Prompt
Copy exactly, and only, the lines below from the first through the one containing "from bokeh.resources import INLINE", both included; pictures are omitted.

/---

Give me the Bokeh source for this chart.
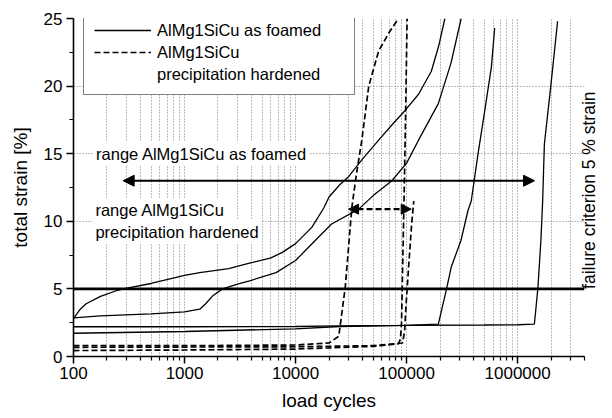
import math
from bokeh.plotting import figure
from bokeh.models import (Range1d, FixedTicker, PrintfTickFormatter, Span, Arrow,
                          NormalHead, Label, Legend, LegendItem, LinearAxis)
from bokeh.embed import file_html
from bokeh.resources import INLINE

# ---------------- data ----------------
# solid: AlMg1SiCu as foamed
A_N = [100, 115, 130, 175, 250, 280, 500, 1000, 1370, 2500, 3850, 6000, 7600, 10000, 14000,
       18000, 20000, 25000, 30000, 40000, 56000, 75000, 97000, 128000, 167000, 195000, 221000]
A_S = [2.8, 3.5, 3.9, 4.45, 4.9, 5.0, 5.4, 6.0, 6.2, 6.5, 6.9, 7.3, 7.7, 8.35, 9.55,
       11.0, 11.8, 12.7, 13.3, 14.6, 16.0, 17.2, 18.2, 19.4, 21.1, 23.0, 25.0]
B_N = [100, 175, 500, 1000, 1370, 1550, 1800, 2200, 3000, 3850, 6670, 10000, 15100, 21100,
       37000, 50000, 73700, 100000, 128000, 193000, 251000, 310000]
B_S = [2.85, 3.0, 3.15, 3.3, 3.5, 3.9, 4.5, 5.0, 5.35, 5.6, 6.2, 7.1, 8.6, 9.8,
       10.9, 11.9, 13.0, 14.3, 16.0, 18.7, 21.7, 25.0]
C_N = [100, 1000, 10000, 25000, 100000, 193000, 229000, 252000, 309000, 357000, 382000,
       440000, 506000, 580000, 621000]
C_S = [2.2, 2.2, 2.22, 2.27, 2.3, 2.4, 5.0, 6.6, 8.6, 10.8, 11.5,
       15.0, 18.2, 21.4, 24.3]
D_N = [100, 1000, 10000, 25000, 100000, 500000, 1000000, 1415000, 1520000, 1620000,
       1680000, 1740000, 2000000, 2290000]
D_S = [1.72, 1.85, 2.05, 2.22, 2.3, 2.33, 2.35, 2.4, 5.0, 8.6,
       11.5, 15.7, 20.2, 24.8]
# dashed: AlMg1SiCu precipitation hardened
E_N = [100, 1000, 10000, 20000, 24500, 28000, 32100, 34900, 39500, 45600, 56000, 70000, 84500]
E_S = [0.8, 0.8, 0.85, 1.0, 1.5, 5.1, 11.0, 13.2, 16.0, 20.0, 22.6, 24.0, 25.0]
F_N = [100, 1000, 10000, 50000, 84500, 88000, 90000, 92000, 95000, 98000, 101000]
F_S = [0.44, 0.48, 0.55, 0.75, 0.94, 1.3, 2.5, 6.4, 12.0, 18.0, 25.0]
G_N = [100, 1000, 10000, 50000, 92000, 96000, 99000, 104000, 111000, 116000]
G_S = [0.68, 0.7, 0.72, 0.8, 1.0, 1.9, 3.9, 6.5, 9.8, 11.5]

failure_level = 5
failure_text = "failure criterion 5 % strain"
range_foamed = [280, 1420000]
range_foamed_y = 13
range_ph = [30000, 110000]
range_ph_y = 10.9

x_major = [100, 1000, 10000, 100000, 1000000]
x_minor = [m * d for d in x_major for m in range(2, 10) if m * d <= 4e6]
y_major = [0, 5, 10, 15, 20, 25]
y_minor = [2.5, 7.5, 12.5, 17.5, 22.5]
y_grid = [10, 15, 20]

FONT = "Liberation Sans"

p = figure(width=612, height=418, x_axis_type="log",
           x_range=Range1d(100, 4e6), y_range=Range1d(0, 25),
           output_backend="svg", toolbar_location=None,
           min_border_left=73, min_border_right=25, min_border_top=18, min_border_bottom=62)
p.outline_line_color = None
p.background_fill_color = "white"
p.border_fill_color = "white"

# axes
p.xaxis.ticker = FixedTicker(ticks=x_major, minor_ticks=x_minor)
p.xaxis.formatter = PrintfTickFormatter(format="%d")
p.yaxis.ticker = FixedTicker(ticks=y_major, minor_ticks=y_minor)
p.xaxis.axis_label = "load cycles"
p.yaxis.axis_label = "total strain [%]"
for ax in (p.xaxis, p.yaxis):
    ax.axis_line_width = 1.6
    ax.axis_line_color = "black"
    ax.major_tick_line_width = 1.5
    ax.minor_tick_line_width = 1.2
    ax.major_tick_line_color = "black"
    ax.minor_tick_line_color = "black"
    ax.major_tick_out = 7
    ax.major_tick_in = 0
    ax.minor_tick_out = 4
    ax.minor_tick_in = 0
    ax.major_label_text_font = FONT
    ax.major_label_text_font_size = "17px"
    ax.major_label_text_color = "black"
    ax.axis_label_text_font = FONT
    ax.axis_label_text_font_size = "19px"
    ax.axis_label_text_font_style = "normal"
    ax.axis_label_text_color = "black"
p.xaxis.major_label_standoff = 3
p.xaxis.axis_label_standoff = 8
p.yaxis.major_label_standoff = 4
p.yaxis.axis_label_standoff = 10

# right-hand label: a single rotated tick label on an otherwise empty right axis,
# starting at the failure line and reading upwards
rax = LinearAxis(ticker=FixedTicker(ticks=[failure_level], minor_ticks=[]),
                 major_label_overrides={failure_level: failure_text},
                 major_label_orientation=math.pi / 2,
                 axis_line_color=None, major_tick_line_color=None, minor_tick_line_color=None,
                 major_tick_out=0, major_tick_in=0, minor_tick_out=0, minor_tick_in=0,
                 major_label_text_font=FONT, major_label_text_font_size="17.5px",
                 major_label_text_color="black", major_label_standoff=5)
p.add_layout(rax, "right")

# grids
p.xgrid.grid_line_color = "#7a7a7a"
p.xgrid.grid_line_dash = "1 2"
p.xgrid.grid_line_width = 1
p.xgrid.minor_grid_line_color = "#7a7a7a"
p.xgrid.minor_grid_line_dash = "1 2"
p.xgrid.minor_grid_line_width = 1
p.ygrid.ticker = FixedTicker(ticks=y_grid)
p.ygrid.grid_line_color = "#7a7a7a"
p.ygrid.grid_line_dash = "1 2"
p.ygrid.grid_line_width = 1

# curves
solid = dict(line_color="black", line_width=1.3)
dashed = dict(line_color="black", line_width=1.7, line_dash="6 3")
rA = p.line(A_N, A_S, **solid)
p.line(B_N, B_S, **solid)
p.line(C_N, C_S, **solid)
p.line(D_N, D_S, **solid)
rE = p.line(E_N, E_S, **dashed)
p.line(F_N, F_S, **dashed)
p.line(G_N, G_S, **dashed)
r_blank = p.line(x=[], y=[], line_alpha=0)

# failure criterion line
p.add_layout(Span(location=failure_level, dimension="width", line_color="black", line_width=2.6))

# range arrows
p.add_layout(Arrow(start=NormalHead(size=11, fill_color="black", line_color="black"),
                   end=NormalHead(size=11, fill_color="black", line_color="black"),
                   x_start=range_foamed[0], x_end=range_foamed[1],
                   y_start=range_foamed_y, y_end=range_foamed_y,
                   line_color="black", line_width=2.2))
p.add_layout(Arrow(start=NormalHead(size=10, fill_color="black", line_color="black"),
                   end=NormalHead(size=10, fill_color="black", line_color="black"),
                   x_start=range_ph[0], x_end=range_ph[1],
                   y_start=range_ph_y, y_end=range_ph_y,
                   line_color="black", line_width=2.4, line_dash="6 3"))

# text labels
lab_kw = dict(text_font=FONT, text_font_size="16.5px", text_color="black",
              text_baseline="middle", background_fill_color="white", padding=3)
p.add_layout(Label(x=150, y=15.0, text="range AlMg1SiCu as foamed", **lab_kw))
p.add_layout(Label(x=148, y=10.8, text="range AlMg1SiCu", **lab_kw))
p.add_layout(Label(x=148, y=9.2, text="precipitation hardened", **lab_kw))

# legend
legend = Legend(items=[LegendItem(label="AlMg1SiCu as foamed", renderers=[rA]),
                       LegendItem(label="AlMg1SiCu", renderers=[rE]),
                       LegendItem(label="precipitation hardened", renderers=[r_blank])],
                location=(10, 261), orientation="vertical",
                label_text_font=FONT, label_text_font_size="16.5px", label_text_color="black",
                glyph_width=57, glyph_height=20, label_height=20, label_width=187,
                label_standoff=6, spacing=2, padding=10, margin=0,
                border_line_color="black", border_line_width=1,
                background_fill_color="white", background_fill_alpha=1.0)
p.add_layout(legend)

open("out.html", "w").write(file_html(p, INLINE))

\---

Solution for this task
Give me the Bokeh source for this chart.
import math
from bokeh.plotting import figure
from bokeh.models import (Range1d, FixedTicker, PrintfTickFormatter, Span, Arrow,
                          NormalHead, Label, Legend, LegendItem, LinearAxis)
from bokeh.embed import file_html
from bokeh.resources import INLINE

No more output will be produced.